You can go even farther AU, of course, and write a story in which the recognizeable personalities are living in, say, 13th-Century Wales. (I'm not much fond of those, since part of the appeal of the fic is the characters' personal histories. But people do write them.) Those last ones, where the characters' personal histories are changed, are the ones that for me fall outside the realm of fanfiction, because without either the framework of the basic premise or the specific personal history established by canon what you have is an original novel whose characters physically resemble the actors but not much else is recognizable.

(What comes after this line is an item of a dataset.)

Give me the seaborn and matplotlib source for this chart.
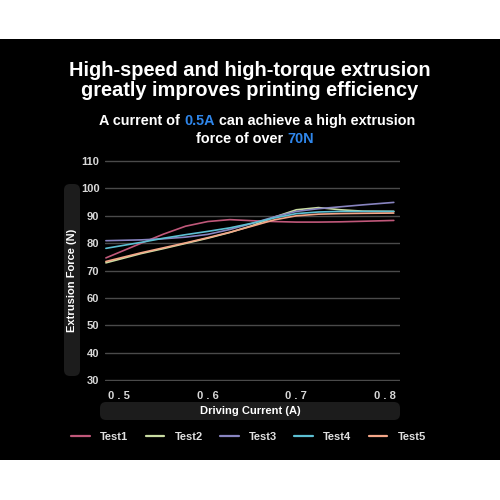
import numpy as np
import pandas as pd
import seaborn as sns
import matplotlib.pyplot as plt
from matplotlib.patches import FancyBboxPatch, Rectangle

# values
currentA = [0.485, 0.525, 0.55, 0.575, 0.6, 0.625, 0.65, 0.675, 0.7, 0.725, 0.75, 0.775, 0.81]
test1 = [74.6, 80.0, 83.3, 86.2, 87.9, 88.6, 88.2, 87.9, 87.7, 87.7, 87.8, 88.0, 88.3]
test2 = [72.8, 76.2, 78.0, 79.9, 81.8, 83.9, 86.4, 89.5, 92.2, 93.0, 92.2, 91.7, 91.6]
test3 = [80.9, 81.2, 81.6, 82.2, 83.2, 85.0, 87.2, 89.6, 91.6, 92.6, 93.3, 94.0, 94.9]
test4 = [78.1, 80.3, 81.8, 83.1, 84.3, 85.6, 87.3, 89.2, 90.8, 91.4, 91.6, 91.6, 91.6]
test5 = [73.3, 76.5, 78.3, 80.1, 82.0, 84.0, 86.2, 88.5, 90.0, 90.6, 90.8, 90.9, 91.0]
testNames = ['Test1', 'Test2', 'Test3', 'Test4', 'Test5']
testColors = ['#c0587a', '#c9dca2', '#8884c0', '#5cbfd2', '#f4a688']
xTicks = [0.5, 0.6, 0.7, 0.8]
yTicks = [30, 40, 50, 60, 70, 80, 90, 100, 110]

dfTests = pd.DataFrame({'Current': currentA, 'Test1': test1, 'Test2': test2,
                        'Test3': test3, 'Test4': test4, 'Test5': test5})
dfMelted = dfTests.melt(id_vars=['Current'], var_name='Test', value_name='Force')

sns.set_style('dark')
plt.rcParams['font.family'] = ['Liberation Sans', 'DejaVu Sans']
plt.rcParams['font.weight'] = 'bold'

fig = plt.figure(figsize=(5, 5), dpi=100)
fig.patch.set_facecolor('white')
fig.patches.append(Rectangle((0, 0.08), 1, 0.842, transform=fig.transFigure,
                             facecolor='black', edgecolor='none', zorder=-2))

ax = fig.add_axes([0.21, 0.238, 0.59, 0.442])
ax.set_facecolor('black')
sns.lineplot(data=dfMelted, x='Current', y='Force', hue='Test',
             palette=dict(zip(testNames, testColors)), linewidth=1.2, ax=ax)
ax.set_xlim(0.484, 0.817)
ax.set_ylim(29.6, 110.4)
ax.set_yticks(yTicks)
ax.set_xticks(xTicks)
ax.set_xticklabels(['0 . 5', '0 . 6', '0 . 7', '0 . 8'])
ax.grid(axis='y', color='#4a4a4a', linewidth=1)
ax.grid(axis='x', visible=False)
for s in ax.spines.values():
    s.set_visible(False)
ax.tick_params(colors='#d8d8d8', labelsize=8, length=0)
ax.tick_params(axis='y', pad=4)
ax.tick_params(axis='x', pad=7)
ax.set_xlabel('')
ax.set_ylabel('')
ax.get_legend().remove()

# axis label boxes
fig.patches.append(FancyBboxPatch((0.128, 0.248), 0.032, 0.384, boxstyle='round,pad=0,rounding_size=0.012',
                                  transform=fig.transFigure, facecolor='#1c1c1c', edgecolor='none',
                                  zorder=-1))
fig.text(0.144, 0.44, 'Extrusion Force (N)', rotation=90, ha='center', va='center',
         color='white', fontsize=8)
fig.patches.append(FancyBboxPatch((0.2, 0.16), 0.6, 0.036, boxstyle='round,pad=0,rounding_size=0.012',
                                  transform=fig.transFigure, facecolor='#1c1c1c', edgecolor='none',
                                  zorder=-1))
fig.text(0.5, 0.178, 'Driving Current (A)', ha='center', va='center', color='white', fontsize=8)

# titles
fig.text(0.5, 0.858, 'High-speed and high-torque extrusion', ha='center', va='center',
         color='white', fontsize=14.4)
fig.text(0.5, 0.818, 'greatly improves printing efficiency', ha='center', va='center',
         color='white', fontsize=14.4)

renderer = fig.canvas.get_renderer()


def textWidth(s, size):
    t = fig.text(0, 0, s + '|', fontsize=size)
    t2 = fig.text(0, 0, '|', fontsize=size)
    w = t.get_window_extent(renderer).width - t2.get_window_extent(renderer).width
    t.remove()
    t2.remove()
    return w / fig.bbox.width


def coloredLine(y, parts, size, cx=0.5):
    widths = [textWidth(p, size) for p, c in parts]
    x = cx - sum(widths) / 2
    for (p, c), w in zip(parts, widths):
        fig.text(x, y, p, ha='left', va='center', color=c, fontsize=size)
        x += w


blue = '#2f86ea'
coloredLine(0.758, [('A current of ', 'white'), ('0.5A', blue),
                    (' can achieve a high extrusion', 'white')], 10.4, cx=0.514)
coloredLine(0.722, [('force of over ', 'white'), ('70N', blue)], 10.4, cx=0.51)

handles = [plt.Line2D([], [], color=c, linewidth=1.6) for c in testColors]
fig.legend(handles, testNames, loc='center', bbox_to_anchor=(0.497, 0.126), ncol=5,
           frameon=False, fontsize=8, labelcolor='#e0e0e0', handlelength=1.7,
           columnspacing=1.55, handletextpad=0.9)

fig.savefig('out.png', dpi=100, facecolor='white')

However to answer your question, even in those circumstances, the writer is generally relying on the reader's knowledge and familiarity with the source canon to make her point. The emotional responses and the logical connections often require the reader to know what was said or done in canon. The amount of this riffing or cross-referencing, of course, depends on the writer and the story.

(Similar to, say, a mainstream novel about a family squabbling about an inheritance in which one of three sisters is named Cordelia. That reference to King Lear casts a shadow and a certain level of understanding over the entire story, even if the characters themselves never acknowledge it.)

So, to get back to your question, when the story becomes alternate reality depends who you ask. Some stories are obviously alternate reality (Mulder is a girl!); some are AU because they start at a set point in canon and spin off into their own examination of what might have happened (Buffy never comes back from the dead after Prophecy Girl); some are completely wacky (like the Professionals stories in which the characters are, well, Faeries).

Other than that, the dividing line is very blurry. It depends on the specific community in question. There are even people who say that all slash is AU if there's no indication of same-sex preferences established in canon. Thankfully, this is not a commonly-held belief. *grin*

Sorry to go on so long, but it's an interesting question.

Date: 2004-10-21 10:41 am (UTC)
From: [identity profile] zhaneel69.livejournal.com
Akin to msagara, I don't mind long responses. Heck, I like 'em. So as long as she doesn't mind us rambling in her journal, I'm all for it. If she does, I'll move discussion to my journal.

Anyhow, thanks for the long answer. I don't know a lot about FanFic [obviously] so I enjoy learning.